In order for its stock to keep gaining, essentially two things have to go right for Intel. It needs the PC market to recover and it needs to capitalize on that increasing demand. The company touted its AI PC chips on the call, but Intel no longer has an iron grip on the PC market the way it did 20 years ago.

Plus, the AI PC era promises to be even more competitive as rivals like AMD and Nvidia, which just unveiled its own AI PC chips, are eager to capitalize on the new opportunity. Investors will also be watching Intel's broader efforts in AI in areas like data centers, even as it acknowledged that some demand has shifted away from its strength in CPUs toward accelerators.

Finally, Intel has an opportunity in its foundry services, a market that Taiwan Semiconductor dominates. Chip manufacturing is in high demand, and Intel's plans to build several new factories in the U.S. and around the world could help establish it as a significant player in contract chip manufacturing.

How investors should play Intel

Thus far, the rising AI tide has lifted nearly every boat in the semiconductor sector, but it won't be like that forever. Eventually, the pretenders will be separated from the contenders.

One quarter's outlook isn't enough to judge Intel's prospects for the year, especially given its favorable commentary, but it is clear why investors were disappointed, especially considering the company's hyped-up AI event last month.

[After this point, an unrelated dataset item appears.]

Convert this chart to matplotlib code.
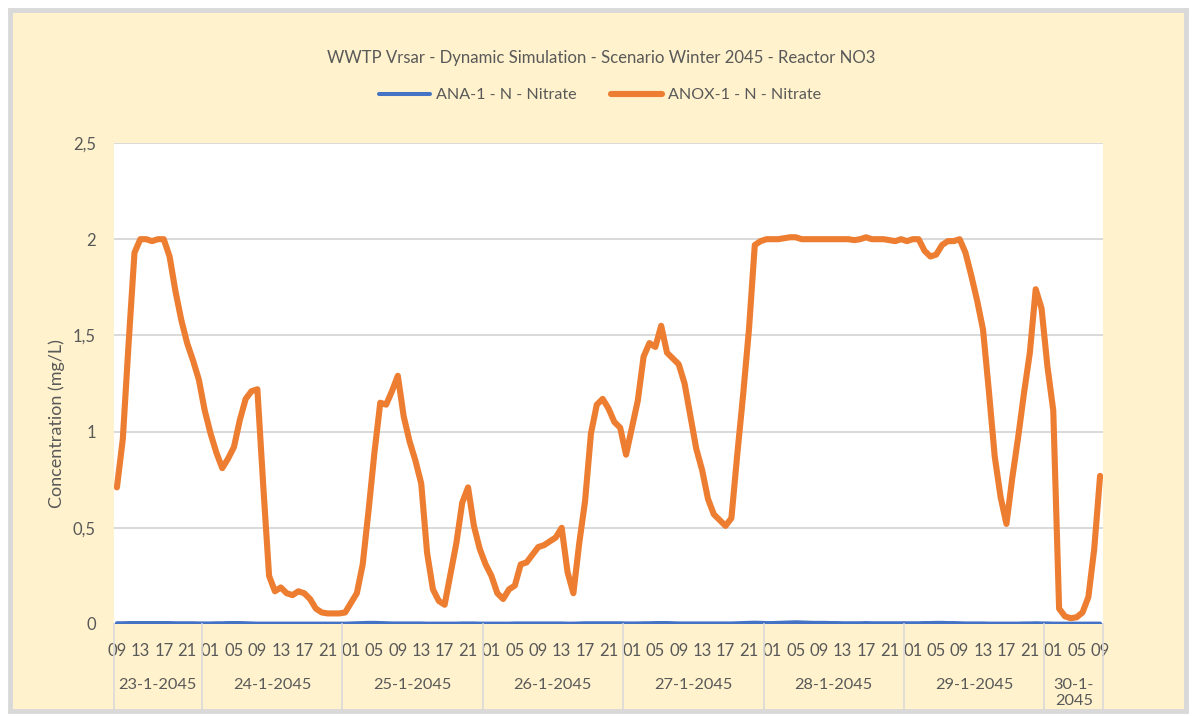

At this point, Intel doesn't have the same credibility as peers like AMD, Nvidia, or Broadcom, which have made smart strategic moves and have delivered market-trouncing returns over the last decade. Similarly, CEO Pat Gelsinger hasn't yet earned the benefit of the doubt from investors. With competition increasing in the AI PC market, including from Nvidia, Intel is also facing a new set of challenges that could stymie its expected recovery in its core personal computing market.

Gelsinger called Friday's sell-off "overstated," and that opinion could be borne out over the coming months, but there are other chip stocks, including the ones above, that seem much easier to own at this point, and more likely to be successful in an AI-first world.

Investors will have a better sense of Intel's prospects after peers like AMD report earnings this week. If Intel's competitors offer more promising first-quarter guidance than it did, that should be a clear sign that Intel is still at a disadvantage against the competition.